Aim: Return the whole listing, line for line, without the pictures in it.

Recorded data:
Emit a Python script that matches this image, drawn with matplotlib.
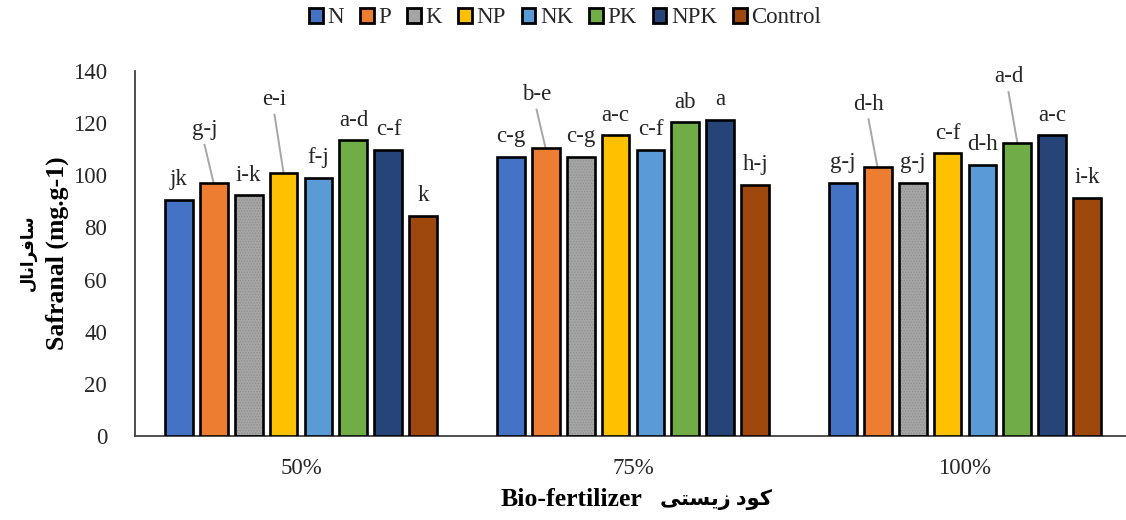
import matplotlib
matplotlib.use("Agg")
import matplotlib.pyplot as plt
from matplotlib.patches import Patch
import numpy as np

# Data
groups = ["50%", "75%", "100%"]
treatments = ["N", "P", "K", "NP", "NK", "PK", "NPK", "Control"]

safranal = {
    "N":       [90.5, 106.9, 97.2],
    "P":       [97.2, 110.5, 103.0],
    "K":       [92.3, 106.9, 97.2],
    "NP":      [101.0, 115.3, 108.4],
    "NK":      [99.1, 109.6, 104.0],
    "PK":      [113.4, 120.3, 112.2],
    "NPK":     [109.7, 121.2, 115.3],
    "Control": [84.4, 96.2, 91.3],
}

letters = {
    "N":       ["jk", "c-g", "g-j"],
    "P":       ["g-j", "b-e", "d-h"],
    "K":       ["i-k", "c-g", "g-j"],
    "NP":      ["e-i", "a-c", "c-f"],
    "NK":      ["f-j", "c-f", "d-h"],
    "PK":      ["a-d", "ab", "a-d"],
    "NPK":     ["c-f", "a", "a-c"],
    "Control": ["k", "h-j", "i-k"],
}

colors = ["#4472C4", "#ED7D31", "#A5A5A5", "#FFC000",
          "#5B9BD5", "#70AD47", "#264478", "#9E480E"]

# labels that sit higher with a leader line: (treatment, group) -> label height
leader_y = {("P", 0): 117.5, ("NP", 0): 129.0, ("P", 1): 131.0,
            ("P", 2): 127.3, ("PK", 2): 137.7}

# persian text in presentation forms, visual order
y_fa = "\uFEDD\uFE8E\uFEE7\uFE8D\uFEAE\uFED3\uFE8E\uFEB3"
x_fa = "\uFBFD\uFE98\uFEB4\uFBFE\uFEAF \uFEA9\uFEEE\uFB90"

plt.rcParams["font.family"] = ["Liberation Serif", "DejaVu Sans"]
plt.rcParams["hatch.linewidth"] = 0.6

fig = plt.figure(figsize=(11.26, 5.2), dpi=100)
ax = fig.add_axes([135 / 1126, 84 / 520, 996 / 1126, 365 / 520])

x = np.arange(len(groups))
step = 0.1054
width = 0.0843
txt_col = "#262626"
fs = 16.5

for i, t in enumerate(treatments):
    pos = x + (i - 3.5) * step
    vals = safranal[t]
    if t == "K":
        ax.bar(pos, vals, width, color=colors[i], hatch="......",
               edgecolor="#8f8f8f", linewidth=0, zorder=2)
        ax.bar(pos, vals, width, fill=False, edgecolor="black",
               linewidth=1.9, zorder=3)
    else:
        ax.bar(pos, vals, width, color=colors[i], edgecolor="black",
               linewidth=1.9, zorder=3)
    for g in range(len(groups)):
        lab = letters[t][g]
        if (t, g) in leader_y:
            ty = leader_y[(t, g)]
            tx = pos[g] - 0.027
            ax.text(tx, ty, lab, ha="center", va="center",
                    fontsize=fs, color=txt_col)
            ax.plot([tx, pos[g]], [ty - 5.8, vals[g]],
                    color="#a6a6a6", lw=1.4, zorder=1)
        else:
            ax.text(pos[g], vals[g] + 7.8, lab, ha="center", va="center",
                    fontsize=fs, color=txt_col)

ax.set_xlim(-0.5, 2.5)
ax.set_ylim(0, 140)
ax.set_yticks(range(0, 141, 20))
ax.set_xticks(x)
ax.set_xticklabels(groups)
ax.tick_params(axis="both", length=0, labelsize=fs, colors=txt_col)
ax.tick_params(axis="x", pad=16)
ax.tick_params(axis="y", pad=20)
for s in ["top", "right"]:
    ax.spines[s].set_visible(False)
for s in ["left", "bottom"]:
    ax.spines[s].set_color("#404040")
    ax.spines[s].set_linewidth(1.3)

# axis titles
fig.text(28 / 1126, 1 - 253 / 520, y_fa, rotation=90, ha="center", va="center",
         fontsize=12, fontweight="bold")
fig.text(57 / 1126, 1 - 253 / 520, "Safranal (mg.g-1)", rotation=90,
         ha="center", va="center", fontsize=18.5, fontweight="bold")
fig.text(642 / 1126, 1 - 500 / 520, "Bio-fertilizer", ha="right", va="center",
         fontsize=18.5, fontweight="bold")
fig.text(660 / 1126, 1 - 500 / 520, x_fa, ha="left", va="center",
         fontsize=15, fontweight="bold")

handles = [Patch(facecolor=c, edgecolor="black", linewidth=2.0) for c in colors]
fig.legend(handles, treatments, loc="center", ncol=8,
           bbox_to_anchor=(565 / 1126, 1 - 18 / 520), frameon=False,
           fontsize=fs, handlelength=0.6, handleheight=0.6,
           handletextpad=0.2, columnspacing=0.7, labelcolor=txt_col)

fig.savefig("out.png", dpi=100)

Correct response:
Emit a Python script that matches this image, drawn with matplotlib.
import matplotlib
matplotlib.use("Agg")
import matplotlib.pyplot as plt
from matplotlib.patches import Patch
import numpy as np

# Data
groups = ["50%", "75%", "100%"]
treatments = ["N", "P", "K", "NP", "NK", "PK", "NPK", "Control"]

safranal = {
    "N":       [90.5, 106.9, 97.2],
    "P":       [97.2, 110.5, 103.0],
    "K":       [92.3, 106.9, 97.2],
    "NP":      [101.0, 115.3, 108.4],
    "NK":      [99.1, 109.6, 104.0],
    "PK":      [113.4, 120.3, 112.2],
    "NPK":     [109.7, 121.2, 115.3],
    "Control": [84.4, 96.2, 91.3],
}

letters = {
    "N":       ["jk", "c-g", "g-j"],
    "P":       ["g-j", "b-e", "d-h"],
    "K":       ["i-k", "c-g", "g-j"],
    "NP":      ["e-i", "a-c", "c-f"],
    "NK":      ["f-j", "c-f", "d-h"],
    "PK":      ["a-d", "ab", "a-d"],
    "NPK":     ["c-f", "a", "a-c"],
    "Control": ["k", "h-j", "i-k"],
}

colors = ["#4472C4", "#ED7D31", "#A5A5A5", "#FFC000",
          "#5B9BD5", "#70AD47", "#264478", "#9E480E"]

# labels that sit higher with a leader line: (treatment, group) -> label height
leader_y = {("P", 0): 117.5, ("NP", 0): 129.0, ("P", 1): 131.0,
            ("P", 2): 127.3, ("PK", 2): 137.7}

# persian text in presentation forms, visual order
y_fa = "\uFEDD\uFE8E\uFEE7\uFE8D\uFEAE\uFED3\uFE8E\uFEB3"
x_fa = "\uFBFD\uFE98\uFEB4\uFBFE\uFEAF \uFEA9\uFEEE\uFB90"

plt.rcParams["font.family"] = ["Liberation Serif", "DejaVu Sans"]
plt.rcParams["hatch.linewidth"] = 0.6

fig = plt.figure(figsize=(11.26, 5.2), dpi=100)
ax = fig.add_axes([135 / 1126, 84 / 520, 996 / 1126, 365 / 520])

x = np.arange(len(groups))
step = 0.1054
width = 0.0843
txt_col = "#262626"
fs = 16.5

for i, t in enumerate(treatments):
    pos = x + (i - 3.5) * step
    vals = safranal[t]
    if t == "K":
        ax.bar(pos, vals, width, color=colors[i], hatch="......",
               edgecolor="#8f8f8f", linewidth=0, zorder=2)
        ax.bar(pos, vals, width, fill=False, edgecolor="black",
               linewidth=1.9, zorder=3)
    else:
        ax.bar(pos, vals, width, color=colors[i], edgecolor="black",
               linewidth=1.9, zorder=3)
    for g in range(len(groups)):
        lab = letters[t][g]
        if (t, g) in leader_y:
            ty = leader_y[(t, g)]
            tx = pos[g] - 0.027
            ax.text(tx, ty, lab, ha="center", va="center",
                    fontsize=fs, color=txt_col)
            ax.plot([tx, pos[g]], [ty - 5.8, vals[g]],
                    color="#a6a6a6", lw=1.4, zorder=1)
        else:
            ax.text(pos[g], vals[g] + 7.8, lab, ha="center", va="center",
                    fontsize=fs, color=txt_col)

ax.set_xlim(-0.5, 2.5)
ax.set_ylim(0, 140)
ax.set_yticks(range(0, 141, 20))
ax.set_xticks(x)
ax.set_xticklabels(groups)
ax.tick_params(axis="both", length=0, labelsize=fs, colors=txt_col)
ax.tick_params(axis="x", pad=16)
ax.tick_params(axis="y", pad=20)
for s in ["top", "right"]:
    ax.spines[s].set_visible(False)
for s in ["left", "bottom"]:
    ax.spines[s].set_color("#404040")
    ax.spines[s].set_linewidth(1.3)

# axis titles
fig.text(28 / 1126, 1 - 253 / 520, y_fa, rotation=90, ha="center", va="center",
         fontsize=12, fontweight="bold")
fig.text(57 / 1126, 1 - 253 / 520, "Safranal (mg.g-1)", rotation=90,
         ha="center", va="center", fontsize=18.5, fontweight="bold")
fig.text(642 / 1126, 1 - 500 / 520, "Bio-fertilizer", ha="right", va="center",
         fontsize=18.5, fontweight="bold")
fig.text(660 / 1126, 1 - 500 / 520, x_fa, ha="left", va="center",
         fontsize=15, fontweight="bold")

handles = [Patch(facecolor=c, edgecolor="black", linewidth=2.0) for c in colors]
fig.legend(handles, treatments, loc="center", ncol=8,
           bbox_to_anchor=(565 / 1126, 1 - 18 / 520), frameon=False,
           fontsize=fs, handlelength=0.6, handleheight=0.6,
           handletextpad=0.2, columnspacing=0.7, labelcolor=txt_col)

fig.savefig("out.png", dpi=100)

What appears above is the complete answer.